Peace to all, just had to share these thought provoking thoughts!

Bonjour et Adieu mes Amis,

Mitch 

Tuesday, December 3, 2013

Trying to survive the drought!

It's been over three years since I was first given the blessing to share my thoughts, my feelings, and what has transpired in my journey to one day be a Permanent Deacon. The days and now the weeks seem to be flying by and yet I've struggled to share even some basic thoughts. I don't want to just repeat myself so I think it's actually been best that this has been a challenge. With each passing week I'm more convinced of this calling. I know in my heart that this is what God has been calling me to be since I was a child. Yes, since I was a child. All that has happened in my life has been another step in my formation. 

So is there anything really new? Actually no! If you call becoming more confident in serving, than the answer is yes. Otherwise, not really! 

This weekend I served for the first time in our twinned parish in Gorham and really loved the experience there.
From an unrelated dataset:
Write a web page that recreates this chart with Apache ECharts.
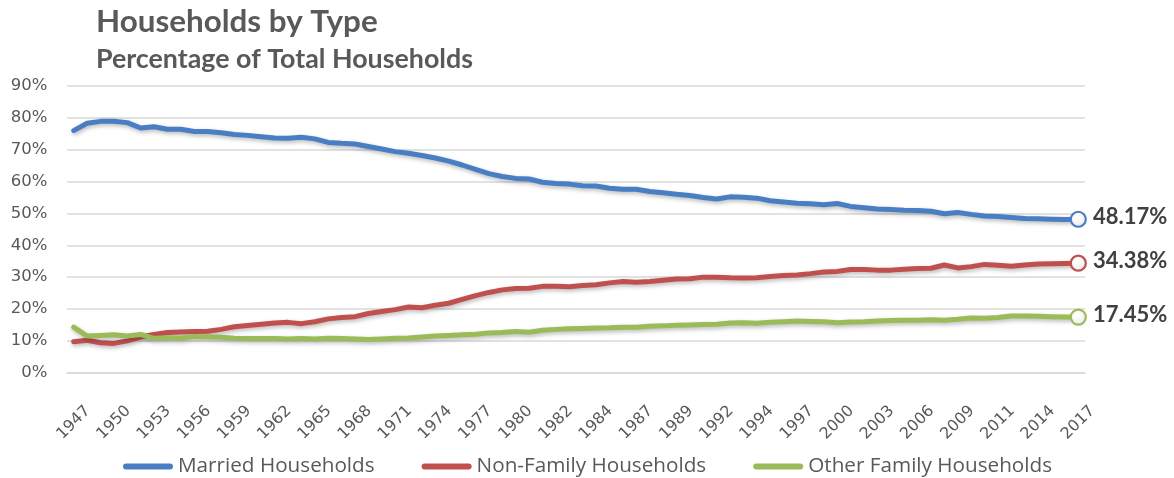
<!DOCTYPE html>
<html>
<head>
<meta charset="utf-8">
<script src="https://cdn.jsdelivr.net/npm/echarts@6/dist/echarts.min.js"></script>
<style>
html,body{margin:0;padding:0;background:#fff;}
#chart{width:1174px;height:478px;}
</style>
</head>
<body>
<div id="chart"></div>
<script>
// Category labels (source table has revised duplicate years)
const years = [
  1947,1948,1949,1950,1951,1952,1953,1954,1955,1956,1957,1958,1959,1960,1961,1962,1963,1964,1965,1966,
  1967,1968,1969,1970,1971,1972,1973,1974,1975,1976,1977,1978,1979,1980,1981,1981,1982,1983,1983,1984,
  1985,1986,1987,1988,1988,1989,1990,1991,1992,1993,1993,1994,1995,1996,1997,1998,1999,2000,2001,2002,
  2003,2004,2005,2006,2007,2008,2009,2010,2010,2011,2012,2013,2014,2015,2016,2017
];
const seriesNames = ["Married Households", "Non-Family Households", "Other Family Households"];
const married = [
  76.0,78.3,78.9,78.9,78.5,76.8,77.2,76.4,76.4,75.7,75.7,75.3,74.8,74.5,74.1,73.7,73.6,73.9,73.4,72.3,
  72.0,71.8,71.0,70.2,69.4,68.9,68.2,67.4,66.4,65.2,63.8,62.5,61.6,61.0,60.8,59.8,59.4,59.2,58.7,58.6,
  57.9,57.6,57.6,56.9,56.5,56.0,55.6,55.0,54.5,55.2,55.1,54.8,54.0,53.6,53.2,53.0,52.7,53.1,52.2,51.8,
  51.4,51.2,51.0,50.9,50.7,49.9,50.3,49.7,49.2,49.0,48.7,48.4,48.3,48.2,48.1,48.17
];
const nonFamily = [
  9.7,10.2,9.4,9.2,10.0,11.2,12.0,12.6,12.8,12.9,13.0,13.6,14.4,14.8,15.2,15.6,15.8,15.4,16.0,16.9,
  17.3,17.6,18.6,19.2,19.8,20.6,20.4,21.2,21.8,23.0,24.2,25.2,26.0,26.4,26.5,27.1,27.1,27.0,27.4,27.6,
  28.2,28.6,28.4,28.6,29.0,29.4,29.5,30.0,30.0,29.8,29.7,29.8,30.2,30.5,30.7,31.1,31.6,31.8,32.4,32.4,
  32.2,32.2,32.5,32.7,32.8,33.8,32.9,33.3,34.0,33.7,33.4,33.8,34.1,34.2,34.3,34.38
];
const otherFamily = [
  14.3,11.5,11.7,11.9,11.5,12.0,10.8,11.0,10.8,11.4,11.3,11.1,10.8,10.7,10.7,10.7,10.6,10.7,10.6,10.8,
  10.7,10.6,10.4,10.6,10.8,10.9,11.2,11.5,11.7,11.9,12.1,12.5,12.6,12.9,12.7,13.3,13.6,13.8,13.9,14.0,
  14.1,14.3,14.3,14.6,14.7,14.9,15.0,15.1,15.2,15.6,15.7,15.5,15.8,16.0,16.2,16.1,16.0,15.7,15.9,16.0,
  16.2,16.4,16.5,16.5,16.6,16.5,16.8,17.2,17.1,17.3,17.8,17.8,17.7,17.6,17.5,17.45
];
const colors = ["#4A7EC4", "#C0504D", "#9BBB59"];
const TITLE_FONT = "Lato";
const TEXT_FONT = "Open Sans";
const AXIS_FONT = "DejaVu Sans";

function buildData(arr, color) {
  return arr.map((v, i) => {
    if (i !== arr.length - 1) return v;
    return {
      value: v,
      symbol: "circle",
      symbolSize: 15,
      itemStyle: {
        color: {type: "radial", x: 0.4, y: 0.35, r: 0.7,
          colorStops: [{offset: 0, color: "#ffffff"}, {offset: 0.7, color: "#f2f2f2"}, {offset: 1, color: "#d0d0d0"}]},
        borderColor: color,
        borderWidth: 2.2
      },
      label: {
        show: true, position: "right", distance: 6, offset: [0, -2],
        formatter: () => v.toFixed(2) + "%",
        fontFamily: TITLE_FONT, fontWeight: "bold", fontSize: 22, color: "#404040"
      }
    };
  });
}

function makeSeries(name, arr, color) {
  return {
    name: name,
    type: "line",
    data: buildData(arr, color),
    symbol: "none",
    smooth: false,
    lineStyle: {
      width: 5, color: color, cap: "round", join: "round",
      shadowColor: "rgba(0,0,0,0.28)", shadowBlur: 4, shadowOffsetX: 1, shadowOffsetY: 2
    },
    itemStyle: {color: color},
    emphasis: {disabled: true},
    z: 3
  };
}

const chart = echarts.init(document.getElementById("chart"), null, {renderer: "canvas"});
chart.setOption({
  animation: false,
  backgroundColor: "#ffffff",
  title: [
    {text: "Households by Type", left: 96, top: 6.5, padding: 0,
     textStyle: {fontFamily: TITLE_FONT, fontWeight: "bold", fontSize: 31.4, color: "#595959"}},
    {text: "Percentage of Total Households", left: 96, top: 45.5, padding: 0,
     textStyle: {fontFamily: TITLE_FONT, fontWeight: "bold", fontSize: 26.8, color: "#595959"}}
  ],
  grid: {left: 67, right: 89, top: 86, bottom: 105.3, containLabel: false, outerBoundsMode: "none"},
  legend: {
    data: seriesNames,
    left: 123,
    top: 456,
    padding: 0,
    icon: "path://M3,0H47A3,3,0,0,1,47,6H3A3,3,0,0,1,3,0Z",
    itemWidth: 50,
    itemHeight: 6,
    itemGap: 47,
    textStyle: {fontFamily: TEXT_FONT, fontSize: 20.7, color: "#595959"}
  },
  xAxis: {
    type: "category",
    data: years.map(String),
    boundaryGap: true,
    axisLine: {show: true, lineStyle: {color: "#d9d9d9", width: 1.5}},
    axisTick: {show: false},
    axisLabel: {
      interval: 2, rotate: 45, align: "center", verticalAlign: "middle", margin: 50,
      fontFamily: AXIS_FONT, fontSize: 15.8, color: "#595959"
    },
    splitLine: {show: false}
  },
  yAxis: {
    type: "value",
    min: 0, max: 90, interval: 10,
    axisLine: {show: false},
    axisTick: {show: false},
    axisLabel: {formatter: "{value}%", margin: 19.5, fontFamily: AXIS_FONT, fontSize: 16.5, color: "#595959"},
    splitLine: {lineStyle: {color: "#d9d9d9", width: 1.5}}
  },
  series: [
    makeSeries(seriesNames[0], married, colors[0]),
    makeSeries(seriesNames[1], nonFamily, colors[1]),
    makeSeries(seriesNames[2], otherFamily, colors[2])
  ]
});
</script>
</body>
</html>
It was very different as I shared that with Fr. Kyle. Holy Family is a very lovely, cozy, country Church. We are literally sitting right on top of them, and so are the faithful. The only thing different from the buildings is the size, but the heart of all the parishioners is huge. I have been so well treated and respected it is actually very humbling. A very dear friend shared her love and best wishes for me, and also reminded me how she is not surprised about this vocation. I've always known this was for you, and you get the total package. I like that! 

I've been a leader all my life and this is not what the vocation is all about. Yes, I know there are times where I will be asked to lead, but this is all about serving. 

In a couple of days Terry and I will be doing our final interview and I'm not nervous at all. I ask that you all continue to pray for all 22 of us and also for the new class that has recently started. 

Tonight I get to do something that I absolutely love, BOWLING! Because of scheduling issues I've missed several weeks, but tonight I'm back for my third straight week. 

So that's it, nothing earth shattering, just another ordinary day!